Reading smashed the Championship last year with a goal differential of roughly +267 and will avoid relegation this year. I’m not really sure that they’ll do much better than 16th or 17th, but they’ve got some good talent. Steve Sidwell. That’s not really a complete thought, but this “preview” is getting long and I’m tired.
Newcastle appeared to be cursed as they lost not only their last match, but their prize new striker Obafemi Martins too. Luckily it seems as though he’ll be back in time for their next match a week and a half from now. They must hope that he is because Shola Ameobi is dealing with nagging injuries and needs a rest. It’s all well and good to have Scott Parker and Damien Duff, but it’ll be hard to beat anybody without at least one threat around the goal. This team is also reportedly hoping for Wayne Bridge before the transfer window closes after they sold off crappy French defender Jean-Alain Boumsong, which I think would be very good for them. Bridge has played well so far for Chelsea.
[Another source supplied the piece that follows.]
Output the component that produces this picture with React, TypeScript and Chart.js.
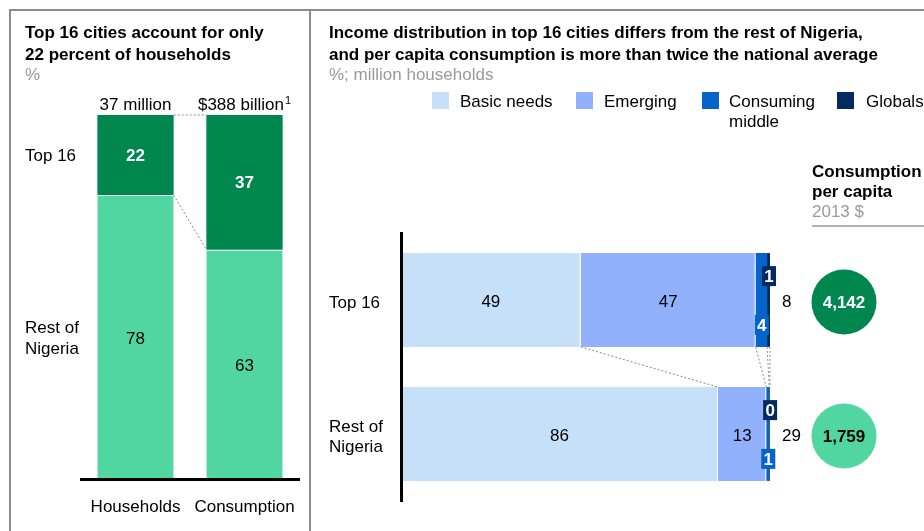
import React, { useEffect, useRef } from 'react';
import { Chart, registerables } from 'chart.js';
Chart.register(...registerables);

const FONT = '"Liberation Sans", Arial, Helvetica, sans-serif';
const W = 924;
const H = 531;

// ---------- Left panel data ----------
const shareCategories = ['Households', 'Consumption'];
const shareTotals = ['37 million', '$388 billion'];
const shareTotalNotes = ['', '1'];
const top16Share = [22, 37];
const restShare = [78, 63];
const shareRowLabels: (string | string[])[] = ['Top 16', ['Rest of', 'Nigeria']];

// ---------- Right panel data ----------
const incomeRows: (string | string[])[] = ['Top 16', ['Rest of', 'Nigeria']];
const segmentNames: string[][] = [['Basic needs'], ['Emerging'], ['Consuming', 'middle'], ['Globals']];
const basicNeeds = [48.7, 85.9];
const emerging = [47.4, 13.1];
const consumingMiddle = [3.1, 0.8];
const globals = [0.8, 0.2];
const basicLabels = ['49', '86'];
const emergingLabels = ['47', '13'];
const consumingLabels = ['4', '1'];
const globalsLabels = ['1', '0'];
const householdsMillion = [8, 29];
const consumptionPerCapita = [4142, 1759];

// ---------- Colours ----------
const DARK_GREEN = '#00874f';
const LIGHT_GREEN = '#51d6a1';
const SEG_COLORS = ['#c7e0fa', '#92b1fd', '#0563cc', '#032b5e'];
const GRAY = '#9a9a9a';
const FRAME = '#8c8c8c';

// draw text with its cap-height centre at cy
function textAt(ctx: CanvasRenderingContext2D, s: string, x: number, cy: number) {
  ctx.textBaseline = 'alphabetic';
  ctx.fillText(s, x, cy + 6);
}

function dashed(ctx: CanvasRenderingContext2D, x1: number, y1: number, x2: number, y2: number) {
  ctx.save();
  ctx.strokeStyle = '#8a8a8a';
  ctx.lineWidth = 1;
  ctx.setLineDash([2, 2]);
  ctx.beginPath();
  ctx.moveTo(x1, y1);
  ctx.lineTo(x2, y2);
  ctx.stroke();
  ctx.restore();
}

const leftPlugin = {
  id: 'leftDecor',
  afterDatasetsDraw(chart: any) {
    const ctx: CanvasRenderingContext2D = chart.ctx;
    const rest = chart.getDatasetMeta(0).data;
    const top = chart.getDatasetMeta(1).data;
    const yScale = chart.scales.y;
    ctx.save();
    // connectors
    const hh = top[0];
    const cs = top[1];
    dashed(ctx, hh.x + hh.width / 2, hh.y, cs.x - cs.width / 2, cs.y);
    dashed(ctx, hh.x + hh.width / 2, hh.base, cs.x - cs.width / 2, cs.base);
    // values
    ctx.textAlign = 'center';
    for (let i = 0; i < shareCategories.length; i++) {
      const t = top[i];
      ctx.font = `bold 17px ${FONT}`;
      ctx.fillStyle = '#ffffff';
      textAt(ctx, String(top16Share[i]), t.x, (t.y + t.base) / 2);
      const r = rest[i];
      ctx.font = `17px ${FONT}`;
      ctx.fillStyle = '#000000';
      textAt(ctx, String(restShare[i]), r.x, (r.y + r.base) / 2 + 1);
    }
    // totals above bars
    ctx.fillStyle = '#000';
    for (let i = 0; i < shareCategories.length; i++) {
      const t = top[i];
      const main = shareTotals[i];
      const note = shareTotalNotes[i];
      ctx.font = `17px ${FONT}`;
      const wMain = ctx.measureText(main).width;
      ctx.font = `11px ${FONT}`;
      const wNote = note ? ctx.measureText(note).width + 1 : 0;
      const startX = t.x - (wMain + wNote) / 2;
      const baseY = chart.chartArea.top - 5;
      ctx.textAlign = 'left';
      ctx.textBaseline = 'alphabetic';
      ctx.font = `17px ${FONT}`;
      ctx.fillText(main, startX, baseY);
      if (note) {
        ctx.font = `11px ${FONT}`;
        ctx.fillText(note, startX + wMain + 1, baseY - 6);
      }
    }
    // row labels
    ctx.textAlign = 'left';
    ctx.font = `17px ${FONT}`;
    const mids = [restShare[0] + top16Share[0] / 2, restShare[0] / 2];
    shareRowLabels.forEach((lab, i) => {
      const lines = Array.isArray(lab) ? lab : [lab];
      const cy = yScale.getPixelForValue(mids[i]);
      lines.forEach((ln, k) => {
        textAt(ctx, ln, 25, cy + (k - (lines.length - 1) / 2) * 21);
      });
    });
    ctx.restore();
  },
};

const rightPlugin = {
  id: 'rightDecor',
  afterDatasetsDraw(chart: any) {
    const ctx: CanvasRenderingContext2D = chart.ctx;
    const metas = [0, 1, 2, 3].map((i) => chart.getDatasetMeta(i).data);
    const area = chart.chartArea;
    const yScale = chart.scales.y;
    ctx.save();
    // connectors between the two bars
    for (let k = 0; k < 4; k++) {
      const a = metas[k][0];
      const b = metas[k][1];
      dashed(ctx, a.x, a.y + a.height / 2, b.x, b.y - b.height / 2);
    }
    const big = [basicLabels, emergingLabels];
    for (let r = 0; r < 2; r++) {
      const rowY = yScale.getPixelForValue(r);
      // row label
      ctx.fillStyle = '#000';
      ctx.textAlign = 'left';
      ctx.font = `17px ${FONT}`;
      const lab = incomeRows[r];
      const lines = Array.isArray(lab) ? lab : [lab];
      lines.forEach((ln, k) => {
        textAt(ctx, ln, 329, rowY + 1.5 + (k - (lines.length - 1) / 2) * 20);
      });
      // big segment labels
      ctx.textAlign = 'center';
      for (let k = 0; k < 2; k++) {
        const el = metas[k][r];
        textAt(ctx, big[k][r], (el.x + el.base) / 2, el.y + 1);
      }
      // small boxed labels
      const cm = metas[2][r];
      const gl = metas[3][r];
      const boxes = [
        { el: cm, text: consumingLabels[r], color: SEG_COLORS[2], cy: cm.y + cm.height / 2 - 22 },
        { el: gl, text: globalsLabels[r], color: SEG_COLORS[3], cy: gl.y - gl.height / 2 + 23 },
      ];
      boxes.forEach((b) => {
        const cx = (b.el.x + b.el.base) / 2 + 0.5;
        ctx.fillStyle = b.color;
        ctx.fillRect(cx - 7, b.cy - 10, 14, 20);
        ctx.fillStyle = '#fff';
        ctx.font = `bold 17px ${FONT}`;
        ctx.textAlign = 'center';
        textAt(ctx, b.text, cx, b.cy);
      });
      // households total
      ctx.fillStyle = '#000';
      ctx.textAlign = 'left';
      ctx.font = `17px ${FONT}`;
      textAt(ctx, String(householdsMillion[r]), area.right + 12, rowY + 1);
      // consumption per capita circle
      const cy = rowY + 2;
      const cx = 844;
      ctx.beginPath();
      ctx.arc(cx, cy, 32.5, 0, Math.PI * 2);
      ctx.fillStyle = r === 0 ? DARK_GREEN : LIGHT_GREEN;
      ctx.fill();
      ctx.fillStyle = r === 0 ? '#fff' : '#000';
      ctx.font = `bold 17px ${FONT}`;
      ctx.textAlign = 'center';
      textAt(ctx, consumptionPerCapita[r].toLocaleString('en-US'), cx, cy);
    }
    ctx.restore();
  },
};

function LeftChart() {
  const ref = useRef<HTMLCanvasElement>(null);
  useEffect(() => {
    const chart = new Chart(ref.current as HTMLCanvasElement, {
      type: 'bar',
      data: {
        labels: shareCategories,
        datasets: [
          {
            label: 'Rest of Nigeria',
            data: restShare,
            backgroundColor: LIGHT_GREEN,
            borderColor: '#ffffff',
            borderWidth: { top: 1, left: 0, right: 0, bottom: 0 },
            borderSkipped: false,
            categoryPercentage: 1,
            barPercentage: 0.7,
          },
          {
            label: 'Top 16',
            data: top16Share,
            backgroundColor: DARK_GREEN,
            borderWidth: 0,
            categoryPercentage: 1,
            barPercentage: 0.7,
          },
        ],
      },
      options: {
        responsive: false,
        animation: false,
        events: [],
        layout: { padding: { left: 81, right: W - 299, top: 115, bottom: 0 } },
        plugins: { legend: { display: false }, tooltip: { enabled: false } },
        scales: {
          x: {
            stacked: true,
            grid: { display: false, drawTicks: false },
            border: { display: true, color: '#000', width: 3, z: 1 },
            ticks: { font: { family: FONT, size: 17 }, color: '#000', padding: 18, maxRotation: 0 },
            afterFit: (s: any) => {
              s.height = 52;
            },
          },
          y: { stacked: true, display: false, min: 0, max: 100 },
        },
      },
      plugins: [leftPlugin],
    } as any);
    return () => chart.destroy();
  }, []);
  return <canvas ref={ref} width={W} height={H} style={{ position: 'absolute', left: 0, top: 0, width: W, height: H }} />;
}

function RightChart() {
  const ref = useRef<HTMLCanvasElement>(null);
  useEffect(() => {
    const series = [basicNeeds, emerging, consumingMiddle, globals];
    const chart = new Chart(ref.current as HTMLCanvasElement, {
      type: 'bar',
      data: {
        labels: incomeRows,
        datasets: series.map((d, i) => ({
          label: segmentNames[i].join(' '),
          data: d,
          backgroundColor: SEG_COLORS[i],
          borderColor: '#ffffff',
          borderWidth: i < 2 ? { right: 1, left: 0, top: 0, bottom: 0 } : 0,
          borderSkipped: false,
          categoryPercentage: 1,
          barPercentage: 0.7,
        })),
      },
      options: {
        indexAxis: 'y',
        responsive: false,
        animation: false,
        events: [],
        layout: { padding: { left: 329, right: W - 770, top: 233, bottom: 30 } },
        plugins: { legend: { display: false }, tooltip: { enabled: false } },
        scales: {
          x: { stacked: true, display: false, min: 0, max: 100 },
          y: {
            stacked: true,
            grid: { display: false, drawTicks: false },
            border: { display: true, color: '#000', width: 3, z: 1 },
            ticks: { display: false },
            afterFit: (s: any) => {
              s.width = 72;
            },
          },
        },
      },
      plugins: [rightPlugin],
    } as any);
    return () => chart.destroy();
  }, []);
  return <canvas ref={ref} width={W} height={H} style={{ position: 'absolute', left: 0, top: 0, width: W, height: H }} />;
}

const txt = (extra: React.CSSProperties): React.CSSProperties => ({
  position: 'absolute',
  fontFamily: FONT,
  fontSize: 17,
  lineHeight: '22px',
  color: '#000',
  whiteSpace: 'nowrap',
  ...extra,
});

const legendPos = [
  { sq: 432, tx: 460 },
  { sq: 576, tx: 604 },
  { sq: 702, tx: 729 },
  { sq: 837, tx: 866 },
];

export default function App() {
  return (
    <div style={{ position: 'fixed', left: 0, top: 0, width: W, height: H, overflow: 'hidden', background: '#fff' }}>
      <div style={{ position: 'absolute', left: 9, top: 9, width: 1000, height: 700, border: `2px solid ${FRAME}` }} />
      <div style={{ position: 'absolute', left: 309, top: 9, width: 2, height: 700, background: FRAME }} />
      <LeftChart />
      <RightChart />
      <div style={txt({ left: 25, top: 22, fontWeight: 'bold' })}>
        Top 16 cities account for only
        <br />
        22 percent of households
      </div>
      <div style={txt({ left: 25, top: 64, color: GRAY })}>%</div>
      <div style={txt({ left: 329, top: 22, fontWeight: 'bold' })}>
        Income distribution in top 16 cities differs from the rest of Nigeria,
        <br />
        and per capita consumption is more than twice the national average
      </div>
      <div style={txt({ left: 329, top: 64, color: GRAY })}>%; million households</div>
      {segmentNames.map((name, i) => (
        <React.Fragment key={i}>
          <div style={{ position: 'absolute', left: legendPos[i].sq, top: 92, width: 17, height: 17, background: SEG_COLORS[i] }} />
          <div style={txt({ left: legendPos[i].tx, top: 92, lineHeight: '20px' })}>
            {name.map((ln, k) => (
              <div key={k}>{ln}</div>
            ))}
          </div>
        </React.Fragment>
      ))}
      <div style={txt({ left: 812, top: 162, fontWeight: 'bold', lineHeight: '20px' })}>
        Consumption
        <br />
        per capita
      </div>
      <div style={txt({ left: 812, top: 201, color: GRAY, lineHeight: '22px' })}>2013 $</div>
      <div style={{ position: 'absolute', left: 812, top: 225, width: 200, height: 2, background: '#b0b0b0' }} />
    </div>
  );
}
Finally, Tottenham, the team I am theoretically trying to rally behind, looks crap one match and great the next. The have nothing going on the left wing, so Aaron Lennon, who has been great, is left to create all the width himself on the other side. Apparently they’re trying to get Stuart Downing before the transfer window closes, which would be amazing. He showed in his last England cap (a 4-0 friendly pasting of Greece) that he is fantastic providing service down the left flank. The defense looks toothless without Ledley King. Calum Davenport has been crap, and has left Paul Robinson helpless a few times already. The center of the midfield looks good with Dutch legend Davids throwing himself around with reckless abandon and Jenas looking OK. Berbatov will prove himself a good signing before the season is up and Robbie Keane is on form already… That just leaves Defoe, who seems like odd man out again after being outplayed by his fellow forwards.
This is getting enormous, so I’ll stop now.